Valérie Donzelli et Audrey Diwan ont remporté le César de la meilleure adaptation pour le film L’amour et les forêts qui traite des mécanismes et de la dérive de l’emprise narcissique d’un homme sur sa femme. Valérie Donzelli a alors déclaré qu’à la lecture du livre d’Eric Reinhardt elle ne saurait pas exactement ce que serait son film mais « Ce que je savais au plus profond de moi c’était que l’héroïne à la fin serait vivante. Parce que je voulais que ce soit une promesse vers de la lumière. Je crois que le cinéma peut aussi réparer ».
Dans la même veine, le César de la meilleure actrice de second rôle a été décerné à Adèle Exarchopoulos. Ce César récompense son rôle dans Je verrai toujours vos visages de Jeanne Herry, où elle interprète Chloé, une jeune femme qui dénonce l’inceste subi par son frère alors qu’elle était enfant.
Lire : César 2024 : le triomphe d’Anatomie d’une chute
César d’honneur pour Agnès Jaoui
Très ému de remettre le César d’honneur à une personne qu’il « aime profondément », Jamel Debbouze a salué la carrière d’Agnès Jaoui mais aussi la femme engagée qu’elle est. Dans son discours, il évoque « une des comédiennes les plus engagées dans le combat contre les inégalités, les violences, toutes les violences, les à priori, la médiocrité ou la petitesse.

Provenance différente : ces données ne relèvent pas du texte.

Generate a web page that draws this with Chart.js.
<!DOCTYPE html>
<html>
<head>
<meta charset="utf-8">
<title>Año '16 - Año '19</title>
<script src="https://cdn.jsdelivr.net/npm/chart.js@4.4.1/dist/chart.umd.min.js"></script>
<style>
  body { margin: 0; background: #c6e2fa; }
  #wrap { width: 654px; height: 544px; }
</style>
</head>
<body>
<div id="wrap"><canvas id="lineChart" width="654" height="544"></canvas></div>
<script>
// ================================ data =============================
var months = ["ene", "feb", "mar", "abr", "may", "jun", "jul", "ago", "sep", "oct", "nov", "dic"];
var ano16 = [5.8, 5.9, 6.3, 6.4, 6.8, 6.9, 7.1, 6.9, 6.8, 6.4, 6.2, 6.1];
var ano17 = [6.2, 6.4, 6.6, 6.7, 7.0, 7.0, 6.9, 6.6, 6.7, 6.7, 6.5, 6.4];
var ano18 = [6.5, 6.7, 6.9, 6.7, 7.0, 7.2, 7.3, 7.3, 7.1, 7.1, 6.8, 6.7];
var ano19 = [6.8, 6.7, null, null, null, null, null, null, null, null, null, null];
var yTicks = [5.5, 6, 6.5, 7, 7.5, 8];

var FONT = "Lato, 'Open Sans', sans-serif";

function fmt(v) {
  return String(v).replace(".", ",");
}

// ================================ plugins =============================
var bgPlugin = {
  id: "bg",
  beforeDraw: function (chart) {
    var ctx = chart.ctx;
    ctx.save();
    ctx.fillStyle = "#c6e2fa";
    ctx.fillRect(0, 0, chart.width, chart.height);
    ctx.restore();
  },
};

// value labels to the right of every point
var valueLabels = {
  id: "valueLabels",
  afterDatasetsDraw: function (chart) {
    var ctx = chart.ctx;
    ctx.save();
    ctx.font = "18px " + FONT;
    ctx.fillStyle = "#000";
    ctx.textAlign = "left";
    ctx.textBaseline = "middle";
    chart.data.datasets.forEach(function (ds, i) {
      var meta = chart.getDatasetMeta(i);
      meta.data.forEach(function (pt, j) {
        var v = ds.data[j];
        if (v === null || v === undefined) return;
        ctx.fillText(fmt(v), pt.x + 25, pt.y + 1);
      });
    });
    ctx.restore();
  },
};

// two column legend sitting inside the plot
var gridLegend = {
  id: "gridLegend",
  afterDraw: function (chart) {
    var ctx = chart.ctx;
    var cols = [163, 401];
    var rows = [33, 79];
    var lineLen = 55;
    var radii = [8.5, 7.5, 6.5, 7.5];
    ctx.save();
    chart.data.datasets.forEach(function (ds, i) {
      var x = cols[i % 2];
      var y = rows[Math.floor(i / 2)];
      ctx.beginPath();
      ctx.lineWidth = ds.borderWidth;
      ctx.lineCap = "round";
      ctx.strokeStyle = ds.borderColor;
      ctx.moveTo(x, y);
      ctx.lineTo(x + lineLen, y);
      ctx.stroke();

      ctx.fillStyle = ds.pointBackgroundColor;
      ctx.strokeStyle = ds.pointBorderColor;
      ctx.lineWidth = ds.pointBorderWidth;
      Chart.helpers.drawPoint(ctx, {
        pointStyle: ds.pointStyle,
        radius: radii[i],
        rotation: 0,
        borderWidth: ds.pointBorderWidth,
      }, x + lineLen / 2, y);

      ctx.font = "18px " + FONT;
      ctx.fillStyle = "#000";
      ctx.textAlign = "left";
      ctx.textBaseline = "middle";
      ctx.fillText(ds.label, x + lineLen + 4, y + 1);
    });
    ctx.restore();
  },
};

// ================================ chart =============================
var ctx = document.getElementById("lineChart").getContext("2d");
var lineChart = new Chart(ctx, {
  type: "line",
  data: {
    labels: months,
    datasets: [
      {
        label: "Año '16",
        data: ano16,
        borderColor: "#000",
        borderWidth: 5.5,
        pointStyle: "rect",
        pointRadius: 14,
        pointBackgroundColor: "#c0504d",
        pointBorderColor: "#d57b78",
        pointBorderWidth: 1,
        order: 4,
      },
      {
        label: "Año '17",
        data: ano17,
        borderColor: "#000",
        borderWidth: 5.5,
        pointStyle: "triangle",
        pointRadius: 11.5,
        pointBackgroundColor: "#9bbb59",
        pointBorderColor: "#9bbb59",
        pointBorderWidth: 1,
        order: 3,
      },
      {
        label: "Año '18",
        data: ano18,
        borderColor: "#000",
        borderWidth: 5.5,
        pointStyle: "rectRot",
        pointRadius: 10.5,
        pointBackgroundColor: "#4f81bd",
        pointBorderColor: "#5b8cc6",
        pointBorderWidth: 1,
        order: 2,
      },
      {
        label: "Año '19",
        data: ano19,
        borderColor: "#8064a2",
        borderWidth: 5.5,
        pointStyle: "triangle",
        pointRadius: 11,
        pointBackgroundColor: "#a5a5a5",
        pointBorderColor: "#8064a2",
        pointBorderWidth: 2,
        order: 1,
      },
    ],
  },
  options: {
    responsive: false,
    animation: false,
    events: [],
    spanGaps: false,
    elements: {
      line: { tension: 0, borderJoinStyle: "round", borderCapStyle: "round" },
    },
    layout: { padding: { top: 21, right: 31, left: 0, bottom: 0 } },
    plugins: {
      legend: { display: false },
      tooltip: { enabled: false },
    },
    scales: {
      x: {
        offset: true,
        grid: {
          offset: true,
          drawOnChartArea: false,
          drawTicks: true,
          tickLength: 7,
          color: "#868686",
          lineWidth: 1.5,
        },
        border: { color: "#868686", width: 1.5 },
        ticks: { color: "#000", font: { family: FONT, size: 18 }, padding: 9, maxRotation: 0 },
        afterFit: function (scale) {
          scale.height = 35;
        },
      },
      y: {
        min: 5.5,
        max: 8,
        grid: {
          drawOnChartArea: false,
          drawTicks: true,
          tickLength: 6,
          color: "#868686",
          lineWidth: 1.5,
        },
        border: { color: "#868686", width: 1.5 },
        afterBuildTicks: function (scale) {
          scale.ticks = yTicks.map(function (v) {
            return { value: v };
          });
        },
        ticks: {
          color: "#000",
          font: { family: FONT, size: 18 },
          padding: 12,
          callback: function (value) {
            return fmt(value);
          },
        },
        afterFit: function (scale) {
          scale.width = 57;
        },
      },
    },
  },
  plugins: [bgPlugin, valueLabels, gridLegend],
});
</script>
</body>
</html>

Ce ne sont pas des mots chez Agnès Jaoui, c’est viscéral, elle fait ça tout le temps, partout, au cinéma et dans la vie. Je l’ai toujours vue défendre les plus faibles, tordre la gueule à la condescendance, au mépris ou au racisme ordinaire.»

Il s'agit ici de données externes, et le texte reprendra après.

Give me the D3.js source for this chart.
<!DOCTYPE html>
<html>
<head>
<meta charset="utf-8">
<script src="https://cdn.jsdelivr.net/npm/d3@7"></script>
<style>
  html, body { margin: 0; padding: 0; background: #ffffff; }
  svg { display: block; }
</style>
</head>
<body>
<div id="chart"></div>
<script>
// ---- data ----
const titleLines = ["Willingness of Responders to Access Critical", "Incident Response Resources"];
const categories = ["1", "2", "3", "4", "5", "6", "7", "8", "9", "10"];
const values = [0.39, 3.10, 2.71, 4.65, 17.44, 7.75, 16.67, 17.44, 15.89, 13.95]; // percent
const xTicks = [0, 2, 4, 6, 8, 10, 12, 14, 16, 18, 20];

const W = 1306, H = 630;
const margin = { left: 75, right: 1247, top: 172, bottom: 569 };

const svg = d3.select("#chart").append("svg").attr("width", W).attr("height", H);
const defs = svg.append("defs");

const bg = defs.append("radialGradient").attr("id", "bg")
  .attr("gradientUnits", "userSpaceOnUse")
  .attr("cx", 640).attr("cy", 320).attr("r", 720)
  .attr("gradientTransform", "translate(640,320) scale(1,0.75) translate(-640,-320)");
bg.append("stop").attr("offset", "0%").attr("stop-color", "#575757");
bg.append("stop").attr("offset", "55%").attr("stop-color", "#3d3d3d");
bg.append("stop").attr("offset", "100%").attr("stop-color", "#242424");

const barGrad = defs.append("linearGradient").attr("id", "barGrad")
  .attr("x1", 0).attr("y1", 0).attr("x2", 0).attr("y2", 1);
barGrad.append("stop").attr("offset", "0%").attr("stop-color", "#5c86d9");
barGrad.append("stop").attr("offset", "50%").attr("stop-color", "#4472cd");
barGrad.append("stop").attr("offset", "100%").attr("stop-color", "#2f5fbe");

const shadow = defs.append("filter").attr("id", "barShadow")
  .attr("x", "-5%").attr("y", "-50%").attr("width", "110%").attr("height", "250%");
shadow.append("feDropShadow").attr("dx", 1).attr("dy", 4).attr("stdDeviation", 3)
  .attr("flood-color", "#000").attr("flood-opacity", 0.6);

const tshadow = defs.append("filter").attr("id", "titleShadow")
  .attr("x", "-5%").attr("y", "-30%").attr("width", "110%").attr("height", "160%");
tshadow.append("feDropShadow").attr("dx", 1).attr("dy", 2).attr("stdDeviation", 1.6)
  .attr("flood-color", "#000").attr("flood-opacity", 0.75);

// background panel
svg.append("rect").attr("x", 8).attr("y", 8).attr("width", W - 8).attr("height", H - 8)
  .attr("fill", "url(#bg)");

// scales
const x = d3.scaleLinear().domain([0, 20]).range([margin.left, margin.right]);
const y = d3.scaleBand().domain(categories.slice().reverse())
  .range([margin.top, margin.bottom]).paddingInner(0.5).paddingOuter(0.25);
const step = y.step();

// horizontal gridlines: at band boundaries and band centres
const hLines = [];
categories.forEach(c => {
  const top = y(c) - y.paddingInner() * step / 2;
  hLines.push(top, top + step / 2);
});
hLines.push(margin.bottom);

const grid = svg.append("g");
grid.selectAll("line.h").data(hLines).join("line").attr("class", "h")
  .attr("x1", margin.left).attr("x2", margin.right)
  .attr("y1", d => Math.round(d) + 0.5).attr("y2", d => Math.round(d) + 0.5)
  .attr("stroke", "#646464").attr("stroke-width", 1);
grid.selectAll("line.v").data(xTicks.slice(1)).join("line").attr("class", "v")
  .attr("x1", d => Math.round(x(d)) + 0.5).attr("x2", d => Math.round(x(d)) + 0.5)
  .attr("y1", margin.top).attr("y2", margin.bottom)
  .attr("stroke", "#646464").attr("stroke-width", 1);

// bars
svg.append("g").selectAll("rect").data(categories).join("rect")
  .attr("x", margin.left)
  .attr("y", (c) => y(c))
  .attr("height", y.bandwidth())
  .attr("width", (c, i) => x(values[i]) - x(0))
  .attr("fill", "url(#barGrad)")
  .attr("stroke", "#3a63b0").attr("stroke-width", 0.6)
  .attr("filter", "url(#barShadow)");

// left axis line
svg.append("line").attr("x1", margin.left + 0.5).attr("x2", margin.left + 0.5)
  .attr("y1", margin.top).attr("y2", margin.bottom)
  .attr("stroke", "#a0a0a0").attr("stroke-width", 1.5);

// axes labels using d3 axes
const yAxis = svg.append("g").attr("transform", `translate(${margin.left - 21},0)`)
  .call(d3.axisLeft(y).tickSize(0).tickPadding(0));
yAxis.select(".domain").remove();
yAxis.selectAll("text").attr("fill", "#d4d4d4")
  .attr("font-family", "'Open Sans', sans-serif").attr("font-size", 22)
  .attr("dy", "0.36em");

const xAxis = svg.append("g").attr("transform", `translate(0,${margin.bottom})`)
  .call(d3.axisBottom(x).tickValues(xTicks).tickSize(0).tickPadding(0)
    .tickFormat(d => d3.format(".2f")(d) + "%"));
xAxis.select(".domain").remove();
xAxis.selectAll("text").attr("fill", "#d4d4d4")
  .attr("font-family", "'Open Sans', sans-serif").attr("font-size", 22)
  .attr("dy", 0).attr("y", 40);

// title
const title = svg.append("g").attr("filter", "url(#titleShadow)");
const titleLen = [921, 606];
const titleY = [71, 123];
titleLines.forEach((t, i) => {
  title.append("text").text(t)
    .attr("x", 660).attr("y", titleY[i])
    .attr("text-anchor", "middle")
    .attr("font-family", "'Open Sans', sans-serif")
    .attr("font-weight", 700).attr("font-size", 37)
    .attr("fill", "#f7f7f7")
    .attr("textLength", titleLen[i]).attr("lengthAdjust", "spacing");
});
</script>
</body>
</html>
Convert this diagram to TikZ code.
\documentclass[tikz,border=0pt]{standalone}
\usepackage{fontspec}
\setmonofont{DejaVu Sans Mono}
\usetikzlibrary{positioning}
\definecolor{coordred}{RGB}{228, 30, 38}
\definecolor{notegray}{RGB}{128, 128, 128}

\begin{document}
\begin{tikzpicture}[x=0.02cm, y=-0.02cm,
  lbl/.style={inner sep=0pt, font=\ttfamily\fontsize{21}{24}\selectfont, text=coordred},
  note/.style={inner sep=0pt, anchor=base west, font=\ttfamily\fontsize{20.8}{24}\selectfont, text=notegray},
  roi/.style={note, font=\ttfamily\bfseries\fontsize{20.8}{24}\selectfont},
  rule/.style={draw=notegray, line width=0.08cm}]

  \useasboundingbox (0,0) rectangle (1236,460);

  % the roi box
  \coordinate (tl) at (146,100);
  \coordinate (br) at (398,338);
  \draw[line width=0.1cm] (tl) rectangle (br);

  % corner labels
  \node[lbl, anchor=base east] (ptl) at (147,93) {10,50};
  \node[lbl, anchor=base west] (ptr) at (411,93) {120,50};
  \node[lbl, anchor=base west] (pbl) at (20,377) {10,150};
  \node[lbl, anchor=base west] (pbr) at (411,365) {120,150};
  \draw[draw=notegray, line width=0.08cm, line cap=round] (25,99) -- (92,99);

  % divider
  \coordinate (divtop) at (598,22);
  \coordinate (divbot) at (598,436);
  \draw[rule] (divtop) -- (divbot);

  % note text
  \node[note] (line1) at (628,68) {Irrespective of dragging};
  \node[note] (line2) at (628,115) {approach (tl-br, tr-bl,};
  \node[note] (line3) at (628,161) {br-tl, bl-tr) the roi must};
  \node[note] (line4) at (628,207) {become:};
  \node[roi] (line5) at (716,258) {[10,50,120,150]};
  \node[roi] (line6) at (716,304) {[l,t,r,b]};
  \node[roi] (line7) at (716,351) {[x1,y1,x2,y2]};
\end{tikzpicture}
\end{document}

Seule femme du cinéma français à avoir remporté 6 César (actrice, réalisatrice et 4 comme scénariste), Agnès Jaoui est montée sur la scène de l’Olympia pour recevoir son 7e César, cette fois d’honneur. Elle a bien sûr remercié l’académie pour cet honneur qui lui était fait sans oublier celui qui fut son époux pendant 25 ans et son binôme, même après leur séparation : « Je sais qu’en m’offrant ce prix, vous saluez aussi le travail que j’ai accompli avec Jean-Pierre Bacri ».
Puis, sortant un ukulelé de dessous le pupitre, elle déclare avoir toujours rêvé de faire l’Olympia et pousse la chansonnette. Fidèle à elle-même et à ses convictions, elle n’oublie pas dans sa chanson de faire une petite pique à l’attention de l’industrie cinématographique : « César […] bien sûr tout n’est pas parfait, il reste deux-trois choses à régler pour atteindre la parité. Bien sûr, les films du milieu sont à la traîne et l’argent va toujours aux mêmes.»
Protestations à l’extérieur de l’Olympia
Des voix se sont donc faites entendre à l’intérieur mais aussi à l’extérieur. A l’initiative de la CGT Spectacle, un rassemblement était organisé devant l’Olympia où s’est tenue la cérémonie. Le slogan « Les violences, le silence, ça suffit » était de mise et des prises de paroles se sont succédées pour protester contre les violences sexistes et sexuelles et contre le silence qui les entoure.
Lors de son discours et après avoir remporté le César du meilleur court métrage documentaire, la réalisatrice Gala Hernández López n’a pas hésité non plus à faire entrer cette voix extérieure à l’intérieur de l’Olympia. Elle a fait part haut et fort de la tenue de cette manifestation, n’hésitant pas à préciser que si elle n’avait pas été nominée ce soir, elle aurait, elle aussi, été dehors avec ses amies féministes. Le collectif 50/50, dont elle arborait fièrement le badge, était d’ailleurs présent à ce rassemblement.